The optical telegraph network consisted of a chain of towers, each placed 5 to 20 kilometres apart from each other. On each of these towers a wooden semaphore and two telescopes were mounted (the telescope was invented in 1600). The semaphore had two signalling arms which each could be placed in seven positions. The wooden post itself could also be turned in 4 positions, so that 196 different positions were possible. Every one of these arrangements corresponded with a code for a letter, a number, a word or (a part of) a sentence.

Every tower had a telegrapher, looking through the telescope at the previous tower in the chain. If the semaphore on that tower was put into a certain position, the telegrapher copied that symbol on his own tower. Next he used the telescope to look at the succeeding tower in the chain, to control if the next telegrapher had copied the symbol correctly. In this way, messages were signed through symbol by symbol from tower to tower. The semaphore was operated by two levers. A telegrapher could reach a speed of 1 to 3 symbols per minute.

The technology today may sound a bit absurd, but in those times the optical telegraph was a genuine revolution. In a few decades, continental networks were built both in Europe and the United States. The first line was built between Paris and Lille during the French revolution, close to the frontline. It was 230 kilometres long and consisted of 15 semaphores. The very first message — a military victory over the Austrians — was transmitted in less than half an hour.

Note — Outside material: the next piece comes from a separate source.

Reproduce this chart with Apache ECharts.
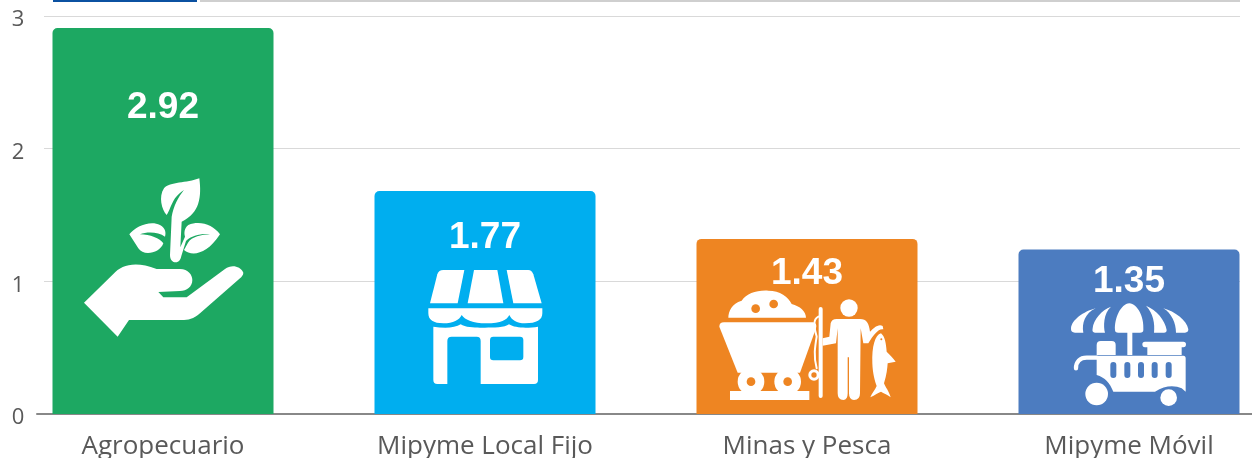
<!DOCTYPE html>
<html>
<head>
<meta charset="utf-8">
<style>
  html, body { margin: 0; padding: 0; background: #fff; }
  #chart { width: 1252px; height: 458px; }
</style>
<script src="https://cdn.jsdelivr.net/npm/echarts@6/dist/echarts.min.js"></script>
</head>
<body>
<div id="chart"></div>
<script>
var categories = ['Agropecuario', 'Mipyme Local Fijo', 'Minas y Pesca', 'Mipyme Móvil'];
// printed figures
var valueLabels = ['2.92', '1.77', '1.43', '1.35'];
// bar heights as drawn, the bars in the picture sit a bit under their printed figure
var barHeights = [2.91, 1.68, 1.32, 1.24];
var barColors = ['#1DA862', '#00AEEF', '#EE8522', '#4C7CC0'];
var yTicks = [0, 1, 2, 3];

// icons are traced at 3x, origin is given from the bar's bottom centre
var icons = [
  {
    dx: -103, dy: -244,
    white: [
      'M418 25C380 40 330 35 312 55C295 80 305 120 320 135C328 125 332 105 345 85C352 75 362 66 372 60C355 80 340 110 335 140L330 255C330 270 338 277 347 277C357 277 362 268 364 258L378 213C395 196 425 190 450 193C425 194 395 200 384 218L372 240C395 260 440 255 480 193C460 165 420 150 385 165C372 175 372 190 375 200L361 232L365 155C420 130 425 80 418 25Z',
      'M208 193C225 170 270 150 300 165C318 175 318 190 315 200C295 185 260 185 240 193C270 193 300 205 310 220C300 250 250 260 235 235Z',
      'M72 398L160 312C185 285 225 272 290 297L360 297C385 297 397 315 397 330C397 350 380 363 360 363L295 366L310 382L380 382L495 297C515 283 540 288 550 308C550 315 545 320 540 325L420 430C400 448 385 450 365 450L207 450L173 500Z'
    ],
    holes: []
  },
  {
    dx: -75, dy: -159,
    white: [
      'M60 145L82 58Q86 45 100 45L163 45L143 145Z',
      'M192 45L262 45L280 145L173 145Z',
      'M290 45L355 45Q365 45 370 58L395 145L310 145Z',
      'M55 160L397 160L397 175C397 195 380 205 345 205C320 205 305 195 298 180C290 195 275 205 228 205C190 205 165 195 155 180C148 195 130 205 100 205C70 205 55 195 55 175Z',
      'M70 215C100 220 135 220 152 208C170 220 210 218 225 218C250 218 285 218 297 208C315 220 355 220 384 215L384 375Q384 387 372 387L212 387L212 258Q212 245 200 245L125 245Q112 245 112 258L112 387L82 387Q70 387 70 375Z'
    ],
    holes: ['M250 245L330 245Q340 245 340 255L340 306Q340 316 330 316L250 316Q240 316 240 306L240 255Q240 245 250 245Z']
  },
  {
    dx: -107, dy: -134,
    white: [
      'M85 113C85 95 95 70 125 62C140 40 170 30 205 32C240 32 265 50 275 72C300 78 318 95 318 113Z',
      'M58 140Q58 127 72 127L340 127Q352 130 348 145L300 278L113 278Z',
      'M90 333L328 333L328 360L90 360Z',
      'M410 117L480 117C500 117 507 130 510 155C520 145 535 130 548 138L550 148C535 145 520 165 505 190L490 190L482 145L480 340Q480 360 462 360Q447 360 447 340L447 232L443 232L443 340Q443 360 430 360Q413 360 413 340L413 145L408 190L368 197L368 175L388 170L392 130Q395 117 410 117Z',
      'M543 160C525 165 515 200 517 250C518 280 525 305 530 318C525 330 515 340 511 352C525 345 535 338 543 335C550 340 565 345 572 352C568 335 555 320 552 310C560 285 562 265 563 250L587 245C580 235 570 225 560 215C558 190 555 170 543 160Z'
    ],
    lines: [
      { d: 'M362 87L362 348', w: 12 },
      { d: 'M355 110C335 120 345 150 350 170C345 200 340 230 350 265', w: 6 }
    ],
    circles: [[153, 305, 40], [263, 305, 40], [447, 84, 26], [342, 285, 17]],
    holes: [],
    holeCircles: [[167, 86, 13], [221, 72, 13], [153, 305, 13], [263, 305, 13], [342, 285, 8], [544, 178, 3]]
  },
  {
    dx: -79, dy: -124,
    white: [
      'M238 40C262 42 283 80 280 120Q280 128 270 128L205 128Q195 128 195 120C193 85 212 42 238 40Z',
      'M183 50C160 70 160 110 165 128L135 128Q125 128 128 115C130 90 155 60 183 50Z',
      'M137 55C105 70 95 100 100 128L75 128Q62 128 63 115C65 90 100 65 137 55Z',
      'M288 47C320 60 345 90 350 120Q350 128 342 128L312 128C315 100 310 70 288 47Z',
      'M340 55C375 65 410 90 415 118Q415 128 405 128L378 128C378 100 365 70 340 55Z',
      'M232 125L247 125L247 195L232 195Z',
      'M140 195L140 165Q140 153 152 153L185 153Q197 153 197 165L197 195Z',
      'M285 155L400 155Q408 155 408 163Q408 172 400 172L395 172L395 195L292 195L292 172L285 172Q277 172 277 163Q277 155 285 155Z',
      'M140 197L400 197Q407 197 407 205L407 305L395 295C375 285 345 285 315 305L190 305C180 280 165 262 140 255Z'
    ],
    lines: [
      { d: 'M78 235C78 215 90 203 110 203L140 203', w: 13 }
    ],
    circles: [[140, 312, 34], [356, 323, 25]],
    holes: [
      'M181 225Q181 216 190 216Q199 216 199 225L199 255Q199 264 190 264Q181 264 181 255Z',
      'M223 225Q223 216 232 216Q241 216 241 225L241 255Q241 264 232 264Q223 264 223 255Z',
      'M264 225Q264 216 273 216Q282 216 282 225L282 255Q282 264 273 264Q264 264 264 255Z',
      'M305 225Q305 216 314 216Q323 216 323 225L323 255Q323 264 314 264Q305 264 305 255Z',
      'M347 225Q347 216 356 216Q365 216 365 225L365 255Q365 264 356 264Q347 264 347 255Z'
    ]
  }
];
// distance from the bar top down to the centre of the printed figure
var labelDrops = [76, 43, 31, 29];

function drawIcon(params, api) {
  var i = api.value(0);
  var icon = icons[i];
  var base = api.coord([i, 0]);
  var kids = [];
  icon.white.forEach(function (d) {
    kids.push({ type: 'path', shape: { pathData: d }, style: { fill: '#fff' } });
  });
  (icon.lines || []).forEach(function (l) {
    kids.push({ type: 'path', shape: { pathData: l.d }, style: { fill: 'none', stroke: '#fff', lineWidth: l.w, lineCap: 'round' } });
  });
  (icon.circles || []).forEach(function (c) {
    kids.push({ type: 'circle', shape: { cx: c[0], cy: c[1], r: c[2] }, style: { fill: '#fff' } });
  });
  icon.holes.forEach(function (d) {
    kids.push({ type: 'path', shape: { pathData: d }, style: { fill: barColors[i] } });
  });
  (icon.holeCircles || []).forEach(function (c) {
    kids.push({ type: 'circle', shape: { cx: c[0], cy: c[1], r: c[2] }, style: { fill: barColors[i] } });
  });
  return {
    type: 'group',
    x: base[0] + icon.dx,
    y: base[1] + icon.dy,
    scaleX: 1 / 3,
    scaleY: 1 / 3,
    children: kids
  };
}

var chart = echarts.init(document.getElementById('chart'));
chart.setOption({
  animation: false,
  // grid 0 has gridlines, grid 1 the bars, grid 2 only the baseline
  // grid 3 holds the tick labels, they hang a little under their gridlines
  // the bar grid runs past the canvas, so the bounds check has to stay off
  grid: [
    { left: 44, right: 12, top: 16, height: 398, outerBoundsMode: 'none' },
    { left: 2, width: 1288, top: 16, height: 398, outerBoundsMode: 'none' },
    { left: 37, right: 0, top: 16, height: 398, outerBoundsMode: 'none' },
    { left: 44, right: 12, top: 20, height: 398, outerBoundsMode: 'none' }
  ],
  xAxis: [
    { gridIndex: 0, type: 'category', data: categories, show: false },
    {
      gridIndex: 1, type: 'category', data: categories,
      axisLine: { show: false }, axisTick: { show: false },
      axisLabel: { color: '#595959', fontFamily: 'Open Sans', fontSize: 26, margin: 20, interval: 0 }
    },
    {
      gridIndex: 2, type: 'category', data: categories,
      axisLine: { lineStyle: { color: '#888', width: 2 } },
      axisTick: { show: false }, axisLabel: { show: false }
    },
    { gridIndex: 3, type: 'category', data: categories, show: false }
  ],
  yAxis: [
    {
      gridIndex: 0, type: 'value', min: yTicks[0], max: yTicks[3], interval: 1,
      axisLine: { show: false }, axisTick: { show: false }, axisLabel: { show: false },
      splitLine: { lineStyle: { color: '#d9d9d9', width: 1 } }
    },
    { gridIndex: 1, type: 'value', min: yTicks[0], max: yTicks[3], show: false },
    { gridIndex: 2, type: 'value', min: yTicks[0], max: yTicks[3], show: false },
    {
      gridIndex: 3, type: 'value', min: yTicks[0], max: yTicks[3], interval: 1,
      axisLine: { show: false }, axisTick: { show: false }, splitLine: { show: false },
      axisLabel: { color: '#595959', fontFamily: 'Open Sans', fontSize: 22, margin: 26, align: 'center' }
    }
  ],
  graphic: [
    { type: 'rect', shape: { x: 53, y: 0, width: 144, height: 2 }, style: { fill: '#0B51A1' } },
    { type: 'rect', shape: { x: 200, y: 0, width: 1040, height: 2 }, style: { fill: '#CFCFCF' } }
  ],
  series: [
    {
      type: 'bar',
      xAxisIndex: 1,
      yAxisIndex: 1,
      barWidth: 221,
      data: barHeights.map(function (h, i) {
        return {
          value: h,
          itemStyle: { color: barColors[i], borderRadius: [5, 5, 0, 0] },
          label: {
            show: true,
            position: 'insideTop',
            distance: labelDrops[i] - 15,
            formatter: valueLabels[i],
            color: '#fff',
            fontFamily: 'Liberation Sans',
            fontWeight: 'bold',
            fontSize: 37
          }
        };
      })
    },
    {
      type: 'custom',
      xAxisIndex: 1,
      yAxisIndex: 1,
      z: 5,
      silent: true,
      data: categories.map(function (c, i) { return [i]; }),
      renderItem: drawIcon
    }
  ]
});
</script>
</body>
</html>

The transmission of 1 symbol from Paris to Lille could happen in ten minutes, which comes down to a speed of 1,380 kilometres an hour. Faster than a modern passenger plane – this was invented only one and a half centuries later.

The technology expanded very fast. In less than 50 years time the French built a national infrastructure with more than 530 towers and a total length of almost 5,000 kilometres. Paris was connected to Strasbourg, Amsterdam, Toulon, Perpignan, Lyon, Turin, Milan and Venice. At the beginning of the 19th century, it was possible to wirelessly transmit a short message from Amsterdam to Venice in one hour’s time. A few years before, a messenger on a horse would have needed at least a month’s time to do the same.